======== INFORMATION SHOWN

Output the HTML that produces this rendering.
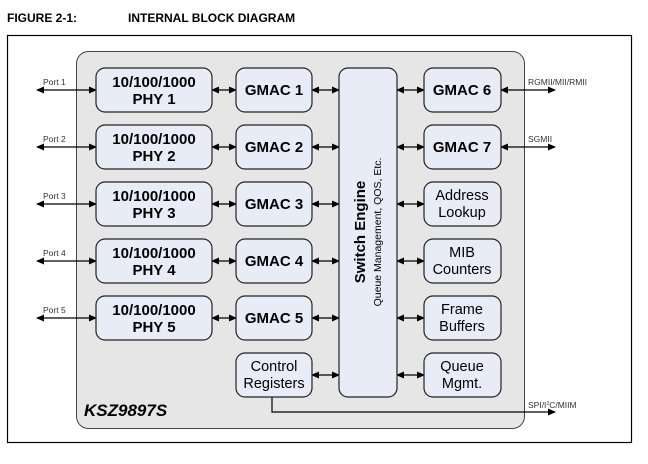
<!DOCTYPE html>
<html><head><style>
body{margin:0;width:648px;height:459px;background:#fff;overflow:hidden}
</style></head><body>
<svg width="648" height="459" xmlns="http://www.w3.org/2000/svg" font-family="Liberation Sans, sans-serif">
<defs>
<marker id="a" markerWidth="8" markerHeight="8" refX="7" refY="4" orient="auto-start-reverse" markerUnits="userSpaceOnUse"><path d="M0,0.5 L8,4 L0,7.5 z" fill="#000"/></marker>
</defs>
<text x="7" y="22" font-size="12" font-weight="bold">FIGURE 2-1:</text>
<text x="128" y="22" font-size="12" font-weight="bold">INTERNAL BLOCK DIAGRAM</text>
<rect x="7.5" y="35.5" width="624" height="407" fill="none" stroke="#000" stroke-width="1.2"/>
<rect x="76.5" y="51.5" width="448" height="377" rx="12" fill="#e6e6e6" stroke="#444" stroke-width="1"/>
<g stroke="#000" stroke-width="1.2" fill="none" marker-start="url(#a)" marker-end="url(#a)">
<line x1="37" y1="90" x2="96" y2="90"/><line x1="37" y1="147" x2="96" y2="147"/><line x1="37" y1="204" x2="96" y2="204"/><line x1="37" y1="261" x2="96" y2="261"/><line x1="37" y1="318" x2="96" y2="318"/>
<line x1="212" y1="90" x2="236" y2="90"/><line x1="212" y1="147" x2="236" y2="147"/><line x1="212" y1="204" x2="236" y2="204"/><line x1="212" y1="261" x2="236" y2="261"/><line x1="212" y1="318" x2="236" y2="318"/>
<line x1="312" y1="90" x2="339" y2="90"/><line x1="312" y1="147" x2="339" y2="147"/><line x1="312" y1="204" x2="339" y2="204"/><line x1="312" y1="261" x2="339" y2="261"/><line x1="312" y1="318" x2="339" y2="318"/><line x1="312" y1="375" x2="339" y2="375"/>
<line x1="397" y1="90" x2="424" y2="90"/><line x1="397" y1="147" x2="424" y2="147"/><line x1="397" y1="204" x2="424" y2="204"/><line x1="397" y1="261" x2="424" y2="261"/><line x1="397" y1="318" x2="424" y2="318"/><line x1="397" y1="375" x2="424" y2="375"/>
<line x1="501" y1="90" x2="555" y2="90"/><line x1="501" y1="147" x2="555" y2="147"/>
</g>
<path d="M272,397 V412 H555" stroke="#000" stroke-width="1.2" fill="none" marker-end="url(#a)"/>
<g fill="#e8ecf7" stroke="#222" stroke-width="1.2">
<rect x="96" y="68" width="116" height="44" rx="9"/><rect x="96" y="125" width="116" height="44" rx="9"/><rect x="96" y="182" width="116" height="44" rx="9"/><rect x="96" y="239" width="116" height="44" rx="9"/><rect x="96" y="296" width="116" height="44" rx="9"/>
<rect x="236" y="68" width="76" height="44" rx="9"/><rect x="236" y="125" width="76" height="44" rx="9"/><rect x="236" y="182" width="76" height="44" rx="9"/><rect x="236" y="239" width="76" height="44" rx="9"/><rect x="236" y="296" width="76" height="44" rx="9"/><rect x="236" y="353" width="76" height="44" rx="9"/>
<rect x="339" y="68" width="58" height="329" rx="9"/>
<rect x="424" y="68" width="77" height="44" rx="9"/><rect x="424" y="125" width="77" height="44" rx="9"/><rect x="424" y="182" width="77" height="44" rx="9"/><rect x="424" y="239" width="77" height="44" rx="9"/><rect x="424" y="296" width="77" height="44" rx="9"/><rect x="424" y="353" width="77" height="44" rx="9"/>
</g>
<g font-size="8.5" fill="#333">
<text x="43" y="85">Port 1</text><text x="43" y="142">Port 2</text><text x="43" y="199">Port 3</text><text x="43" y="256">Port 4</text><text x="43" y="313">Port 5</text>
<text x="528" y="85">RGMII/MII/RMII</text><text x="528" y="142">SGMII</text><text x="528" y="408">SPI/I<tspan font-size="5" dy="-3">2</tspan><tspan dy="3">C/MIIM</tspan></text>
</g>
<g font-size="15" font-weight="bold" text-anchor="middle">
<text x="154" y="87">10/100/1000</text><text x="154" y="104">PHY 1</text>
<text x="154" y="144">10/100/1000</text><text x="154" y="161">PHY 2</text>
<text x="154" y="201">10/100/1000</text><text x="154" y="218">PHY 3</text>
<text x="154" y="258">10/100/1000</text><text x="154" y="275">PHY 4</text>
<text x="154" y="315">10/100/1000</text><text x="154" y="332">PHY 5</text>
<text x="274" y="95">GMAC 1</text><text x="274" y="152">GMAC 2</text><text x="274" y="209">GMAC 3</text><text x="274" y="266">GMAC 4</text><text x="274" y="323">GMAC 5</text>
<text x="462" y="95">GMAC 6</text><text x="462" y="152">GMAC 7</text>
</g>
<g font-size="14.5" text-anchor="middle">
<text x="274" y="371">Control</text><text x="274" y="388">Registers</text>
<text x="462" y="200">Address</text><text x="462" y="217">Lookup</text>
<text x="462" y="257">MIB</text><text x="462" y="274">Counters</text>
<text x="462" y="314">Frame</text><text x="462" y="331">Buffers</text>
<text x="462" y="371">Queue</text><text x="462" y="388">Mgmt.</text>
</g>
<g transform="translate(368,232) rotate(-90)" text-anchor="middle">
<text x="0" y="-3" font-size="15" font-weight="bold">Switch Engine</text>
<text x="0" y="13" font-size="10.5">Queue Management, QOS, Etc.</text>
</g>
<text x="84" y="416" font-size="17" font-weight="bold" font-style="italic">KSZ9897S</text>
</svg>
</body></html>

================

### [EXERCISE DESCRIPTION]
Keep every word of the data as it is when you write it out, but drop the pictures.

### [CORRECT ANSWER]
Output the HTML that produces this rendering.
<!DOCTYPE html>
<html><head><style>
body{margin:0;width:648px;height:459px;background:#fff;overflow:hidden}
</style></head><body>
<svg width="648" height="459" xmlns="http://www.w3.org/2000/svg" font-family="Liberation Sans, sans-serif">
<defs>
<marker id="a" markerWidth="8" markerHeight="8" refX="7" refY="4" orient="auto-start-reverse" markerUnits="userSpaceOnUse"><path d="M0,0.5 L8,4 L0,7.5 z" fill="#000"/></marker>
</defs>
<text x="7" y="22" font-size="12" font-weight="bold">FIGURE 2-1:</text>
<text x="128" y="22" font-size="12" font-weight="bold">INTERNAL BLOCK DIAGRAM</text>
<rect x="7.5" y="35.5" width="624" height="407" fill="none" stroke="#000" stroke-width="1.2"/>
<rect x="76.5" y="51.5" width="448" height="377" rx="12" fill="#e6e6e6" stroke="#444" stroke-width="1"/>
<g stroke="#000" stroke-width="1.2" fill="none" marker-start="url(#a)" marker-end="url(#a)">
<line x1="37" y1="90" x2="96" y2="90"/><line x1="37" y1="147" x2="96" y2="147"/><line x1="37" y1="204" x2="96" y2="204"/><line x1="37" y1="261" x2="96" y2="261"/><line x1="37" y1="318" x2="96" y2="318"/>
<line x1="212" y1="90" x2="236" y2="90"/><line x1="212" y1="147" x2="236" y2="147"/><line x1="212" y1="204" x2="236" y2="204"/><line x1="212" y1="261" x2="236" y2="261"/><line x1="212" y1="318" x2="236" y2="318"/>
<line x1="312" y1="90" x2="339" y2="90"/><line x1="312" y1="147" x2="339" y2="147"/><line x1="312" y1="204" x2="339" y2="204"/><line x1="312" y1="261" x2="339" y2="261"/><line x1="312" y1="318" x2="339" y2="318"/><line x1="312" y1="375" x2="339" y2="375"/>
<line x1="397" y1="90" x2="424" y2="90"/><line x1="397" y1="147" x2="424" y2="147"/><line x1="397" y1="204" x2="424" y2="204"/><line x1="397" y1="261" x2="424" y2="261"/><line x1="397" y1="318" x2="424" y2="318"/><line x1="397" y1="375" x2="424" y2="375"/>
<line x1="501" y1="90" x2="555" y2="90"/><line x1="501" y1="147" x2="555" y2="147"/>
</g>
<path d="M272,397 V412 H555" stroke="#000" stroke-width="1.2" fill="none" marker-end="url(#a)"/>
<g fill="#e8ecf7" stroke="#222" stroke-width="1.2">
<rect x="96" y="68" width="116" height="44" rx="9"/><rect x="96" y="125" width="116" height="44" rx="9"/><rect x="96" y="182" width="116" height="44" rx="9"/><rect x="96" y="239" width="116" height="44" rx="9"/><rect x="96" y="296" width="116" height="44" rx="9"/>
<rect x="236" y="68" width="76" height="44" rx="9"/><rect x="236" y="125" width="76" height="44" rx="9"/><rect x="236" y="182" width="76" height="44" rx="9"/><rect x="236" y="239" width="76" height="44" rx="9"/><rect x="236" y="296" width="76" height="44" rx="9"/><rect x="236" y="353" width="76" height="44" rx="9"/>
<rect x="339" y="68" width="58" height="329" rx="9"/>
<rect x="424" y="68" width="77" height="44" rx="9"/><rect x="424" y="125" width="77" height="44" rx="9"/><rect x="424" y="182" width="77" height="44" rx="9"/><rect x="424" y="239" width="77" height="44" rx="9"/><rect x="424" y="296" width="77" height="44" rx="9"/><rect x="424" y="353" width="77" height="44" rx="9"/>
</g>
<g font-size="8.5" fill="#333">
<text x="43" y="85">Port 1</text><text x="43" y="142">Port 2</text><text x="43" y="199">Port 3</text><text x="43" y="256">Port 4</text><text x="43" y="313">Port 5</text>
<text x="528" y="85">RGMII/MII/RMII</text><text x="528" y="142">SGMII</text><text x="528" y="408">SPI/I<tspan font-size="5" dy="-3">2</tspan><tspan dy="3">C/MIIM</tspan></text>
</g>
<g font-size="15" font-weight="bold" text-anchor="middle">
<text x="154" y="87">10/100/1000</text><text x="154" y="104">PHY 1</text>
<text x="154" y="144">10/100/1000</text><text x="154" y="161">PHY 2</text>
<text x="154" y="201">10/100/1000</text><text x="154" y="218">PHY 3</text>
<text x="154" y="258">10/100/1000</text><text x="154" y="275">PHY 4</text>
<text x="154" y="315">10/100/1000</text><text x="154" y="332">PHY 5</text>
<text x="274" y="95">GMAC 1</text><text x="274" y="152">GMAC 2</text><text x="274" y="209">GMAC 3</text><text x="274" y="266">GMAC 4</text><text x="274" y="323">GMAC 5</text>
<text x="462" y="95">GMAC 6</text><text x="462" y="152">GMAC 7</text>
</g>
<g font-size="14.5" text-anchor="middle">
<text x="274" y="371">Control</text><text x="274" y="388">Registers</text>
<text x="462" y="200">Address</text><text x="462" y="217">Lookup</text>
<text x="462" y="257">MIB</text><text x="462" y="274">Counters</text>
<text x="462" y="314">Frame</text><text x="462" y="331">Buffers</text>
<text x="462" y="371">Queue</text><text x="462" y="388">Mgmt.</text>
</g>
<g transform="translate(368,232) rotate(-90)" text-anchor="middle">
<text x="0" y="-3" font-size="15" font-weight="bold">Switch Engine</text>
<text x="0" y="13" font-size="10.5">Queue Management, QOS, Etc.</text>
</g>
<text x="84" y="416" font-size="17" font-weight="bold" font-style="italic">KSZ9897S</text>
</svg>
</body></html>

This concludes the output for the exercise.